What are some solutions?
Airports implement a number of solutions to minimize risk of bird collisions with airplanes. The details of these are found in the FAA/APHIS Handbook "Wildlife Hazard Management at Airports: A Manual for Airport Personnel"
The overarching strategies in this Handbook are:
- Modification of aircraft flight schedules – Flight times can be altered to avoid periods when bird activity is known to be high and could be a threat. However, this strategy is typically not a practical option at large commercial airports.
- Habitat management – Changing the habitat around the airport to make it less attractive to birds that might pose a hazard may include reducing bird attractants like perches, carcasses, attractive habitat, and food sources. The Transportation Research Board (TRB) has developed a guidance document, TRB’s Airport Cooperative Research Program (ACRP) Synthesis 52: Habitat Management to Deter Wildlife at Airports to assist airport personnel in implementing effective habitat management measures to reduce bird collisions.
- Bird hazing – Non-lethal measures such as repellants or harassment techniques may include chasing birds away with dogs or falcons or playing loud sounds.
- Bird removal – In some cases, physical bird removal is the best option, especially when birds are nesting in the vicinity of an airport. For instance in the case of eagles, many airports work with the U.S. Fish & Wildlife Service to obtain a migratory bird permit to re-locate nests that pose a potential risk.
- Lethal control – At times, lethal removal of birds may be necessary.

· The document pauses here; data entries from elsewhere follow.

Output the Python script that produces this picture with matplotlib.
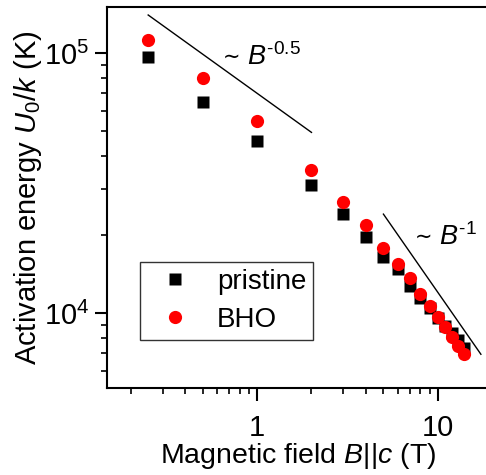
import matplotlib
matplotlib.use("Agg")
import matplotlib.pyplot as plt
import matplotlib.transforms as mtransforms
import numpy as np
from matplotlib.ticker import LogLocator, NullFormatter

plt.rcParams["font.family"] = ["Liberation Sans", "DejaVu Sans"]
plt.rcParams["mathtext.fontset"] = "custom"
plt.rcParams["mathtext.rm"] = "Liberation Sans"
plt.rcParams["mathtext.it"] = "Liberation Sans:italic"
plt.rcParams["mathtext.default"] = "regular"

# field values (T)
field = [0.25, 0.5, 1, 2, 3, 4, 5, 6, 7, 8, 9, 10, 11, 12, 13, 14]
# activation energy U0/k (K)
pristine = [96500, 64800, 45900, 31000, 24000, 19600, 16400, 14750,
            12700, 11400, 10450, 9570, 8920, 8370, 7870, 7330]
bho = [112200, 80100, 54700, 35500, 26700, 21800, 17800, 15400,
       13600, 11800, 10650, 9660, 8840, 8080, 7470, 6950]

# guide lines
guide1_x = [0.25, 2.0]
guide1_y0 = 140000      # value at B = 0.25, slope -0.5
guide2_x = [5.0, 17.3]
guide2_y0 = 24000       # value at B = 5, slope -1

# scaling labels: (x, baseline y, exponent)
scal_x = [0.649, 7.46]
scal_y = [89900, 18270]
scal_exp = ["-0.5", "-1"]

fig = plt.figure(figsize=(4.86, 4.75), dpi=100)
ax = fig.add_axes([0.2202, 0.1832, 1.008 - 0.2202, 0.9853 - 0.1832])

ax.plot(field, pristine, "s", color="black", ms=8, mec="none", label="pristine")
ax.plot(field, bho, "o", color="red", ms=9.5, mec="none", label="BHO")

g1 = np.array(guide1_x)
ax.plot(g1, guide1_y0 * (g1 / g1[0]) ** -0.5, color="black", lw=1)
g2 = np.array(guide2_x)
ax.plot(g2, guide2_y0 * (g2 / g2[0]) ** -1.0, color="black", lw=1)

for x, y, e in zip(scal_x, scal_y, scal_exp):
    tr0 = mtransforms.offset_copy(ax.transData, fig=fig, x=0, y=1.5,
                                  units="points")
    ax.text(x, y, "\u223c", fontsize=15, va="baseline",
            family=["DejaVu Sans"], transform=tr0)
    tr = mtransforms.offset_copy(ax.transData, fig=fig, x=17.5, y=0,
                                 units="points")
    ax.text(x, y, r"$\mathit{B}^{\text{%s}}$" % e, fontsize=19.5,
            va="baseline", transform=tr)

ax.set_xscale("log")
ax.set_yscale("log")
ax.set_xlim(0.148, 19.4)
ax.set_ylim(5146, 150300)

ax.xaxis.set_minor_locator(LogLocator(base=10, subs=np.arange(2, 10)))
ax.yaxis.set_minor_locator(LogLocator(base=10, subs=np.arange(2, 10)))
ax.xaxis.set_minor_formatter(NullFormatter())
ax.yaxis.set_minor_formatter(NullFormatter())
ax.set_xticks([1, 10])
ax.set_xticklabels(["1", "10"])

for s in ax.spines.values():
    s.set_linewidth(1.5)
ax.tick_params(which="major", direction="out", length=9, width=1.5,
               labelsize=21, pad=4)
ax.tick_params(which="minor", direction="out", length=4.5, width=1.2)
ax.tick_params(axis="x", which="major", pad=9.5)

ax.set_xlabel(r"Magnetic field $\mathit{B}$||$\mathit{c}$ (T)", fontsize=20.5,
              labelpad=-0.5)
ax.set_ylabel(r"Activation energy $\mathit{U}_0/\mathit{k}$ (K)", fontsize=21,
              labelpad=0)

leg = ax.legend(loc="upper left", bbox_to_anchor=(0.087, 0.33),
                fontsize=20, frameon=True, fancybox=False, borderpad=0.25,
                handletextpad=0.5, labelspacing=0.42, handlelength=2.0,
                borderaxespad=0)
leg.get_frame().set_edgecolor("black")
leg.get_frame().set_linewidth(1.0)

fig.savefig("out.png", dpi=100)
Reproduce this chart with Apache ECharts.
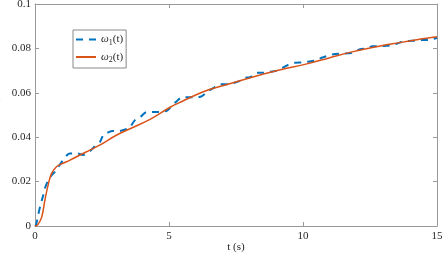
<!DOCTYPE html>
<html><head><meta charset="utf-8">
<script src="https://cdn.jsdelivr.net/npm/echarts@6/dist/echarts.min.js"></script>
<style>html,body{margin:0;padding:0;background:#fff}#c{width:443px;height:255px}</style>
</head><body><div id="c"></div>
<script>
// time (s) and values (p.u.)
var t1 = [0,0.04,0.12,0.19,0.31,0.37,0.5,0.63,0.75,0.87,1.05,1.2,1.3,1.57,1.8,1.98,2.16,2.28,2.43,2.55,2.7,2.9,3.13,3.43,3.55,3.73,3.92,4.18,4.48,4.66,4.93,5.15,5.25,5.5,5.7,6.05,6.23,6.46,6.64,6.9,7.2,7.39,7.57,7.84,8.02,8.28,8.5,8.77,9.03,9.25,9.44,9.7,9.96,10.19,10.45,10.7,10.9,11.2,11.45,11.68,11.83,12.13,12.39,12.6,12.87,13.13,13.36,13.6,13.9,14.1,14.37,14.63,14.85,15];
var omega1 = [0,0.0005,0.005,0.0087,0.014,0.017,0.0207,0.023,0.0245,0.0267,0.0297,0.032,0.0327,0.0327,0.032,0.033,0.035,0.0365,0.038,0.041,0.042,0.0428,0.0428,0.0437,0.0446,0.0477,0.049,0.0514,0.0514,0.0514,0.052,0.0548,0.0558,0.058,0.058,0.058,0.0585,0.0608,0.062,0.0638,0.0638,0.0644,0.065,0.0667,0.067,0.069,0.069,0.0695,0.070,0.0713,0.0725,0.0735,0.0737,0.074,0.0745,0.0758,0.0766,0.0775,0.0776,0.0778,0.078,0.0796,0.080,0.081,0.081,0.0812,0.0815,0.0826,0.0833,0.0835,0.0838,0.0838,0.0842,0.0848];
var t2 = [0,0.1,0.25,0.37,0.5,0.62,0.81,1.0,1.31,1.68,2.05,2.43,3.05,3.67,4.29,5.04,5.5,6.28,7.0,7.52,8.4,9.2,10.07,11.0,11.75,12.5,13.6,14.3,15];
var omega2 = [0,0.0005,0.004,0.0117,0.019,0.0237,0.0268,0.028,0.0297,0.032,0.0342,0.0365,0.041,0.0445,0.048,0.0535,0.0562,0.0605,0.0632,0.065,0.068,0.0705,0.0728,0.0758,0.0782,0.0802,0.0826,0.084,0.0852];
var xTicks = [0,5,10,15];
var yTicks = [0,0.02,0.04,0.06,0.08,0.1];
var xName = 't (s)';
var yName = 'Frequency (p.u.)';

function pairs(a,b){return a.map(function(x,i){return [x,b[i]];});}
var ff = '"Liberation Serif", serif';
var axisCol = '#999';
var txtCol = '#262626';
var chart = echarts.init(document.getElementById('c'));
var legRich = {
  i:{fontFamily:ff,fontStyle:'italic',fontSize:11,color:txtCol},
  n:{fontFamily:ff,fontSize:11,color:txtCol},
  s:{fontFamily:ff,fontSize:8,color:txtCol,verticalAlign:'bottom',padding:[6,0,0,0]}
};
chart.setOption({
  animation:false,
  backgroundColor:'#fff',
  title:{text:xName,left:236,top:242,textAlign:'center',padding:0,
    textStyle:{fontFamily:ff,fontSize:11,fontWeight:'normal',color:txtCol}},
  grid:{left:35,right:6,top:4,bottom:29,show:false,containLabel:false,outerBoundsMode:'none'},
  legend:{
    orient:'vertical',left:73,top:30,
    itemWidth:20,itemHeight:10,itemGap:5,
    padding:[4,3,4,2],
    borderColor:'#888',borderWidth:1,backgroundColor:'#fff',
    itemStyle:{opacity:0},
    data:[{name:'w1'},{name:'w2'}],
    formatter:function(n){return n==='w1'?'{i|ω}{s|1}{n|(t)}':'{i|ω}{s|2}{n|(t)}';},
    textStyle:{rich:legRich}
  },
  xAxis:[{
    type:'value',min:0,max:15,interval:5,
    axisLine:{onZero:false,lineStyle:{color:axisCol}},
    axisTick:{inside:true,length:4,lineStyle:{color:axisCol}},
    axisLabel:{fontFamily:ff,fontSize:11,color:txtCol,margin:5,
      formatter:function(v){return xTicks.indexOf(v)>=0?String(v):'';}},
    splitLine:{show:false}
  },{
    type:'value',min:0,max:15,interval:5,position:'top',
    axisLine:{show:true,onZero:false,lineStyle:{color:axisCol}},
    axisTick:{inside:true,length:4,lineStyle:{color:axisCol}},
    axisLabel:{show:false},splitLine:{show:false}
  }],
  yAxis:[{
    type:'value',min:0,max:0.1,interval:0.02,
    name:yName,nameLocation:'middle',nameGap:27,
    nameTextStyle:{fontFamily:ff,fontSize:11,color:txtCol},
    axisLine:{show:true,onZero:false,lineStyle:{color:axisCol}},
    axisTick:{show:true,inside:true,length:4,lineStyle:{color:axisCol}},
    axisLabel:{fontFamily:ff,fontSize:11,color:txtCol,margin:4,
      formatter:function(v){var r=Math.round(v*100)/100;return String(r);}},
    splitLine:{show:false}
  },{
    type:'value',min:0,max:0.1,interval:0.02,position:'right',
    axisLine:{show:true,onZero:false,lineStyle:{color:axisCol}},
    axisTick:{show:true,inside:true,length:4,lineStyle:{color:axisCol}},
    axisLabel:{show:false},splitLine:{show:false}
  }],
  series:[{
    name:'w1',type:'line',data:pairs(t1,omega1),showSymbol:false,symbol:'none',
    smooth:0.3,color:'#0072BD',
    lineStyle:{color:'#0072BD',width:2,type:[7,6]},z:2
  },{
    name:'w2',type:'line',data:pairs(t2,omega2),showSymbol:false,symbol:'none',
    smooth:0.4,color:'#D95319',
    lineStyle:{color:'#D95319',width:1.5},z:3
  }]
});
</script></body></html>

This can be done by obtaining a migratory bird permit from the U.S. Fish & Wildlife Service, and is often employed for species, such as Canada Geese, which occur in large aggregations and are difficult to remove by hazing or other tactics.
Radar and risk tools can also help pilots spot and avoid potential bird hazards. For instance, Doppler weather radar is being increasingly used to spot bird activity along flight routes. In fact, radar has been used as a secondary layer along with modeled bird survey data to implement the Avian Hazard Advisory System (AHAS) that pilots use to evaluate potential flight collision risk in a given area.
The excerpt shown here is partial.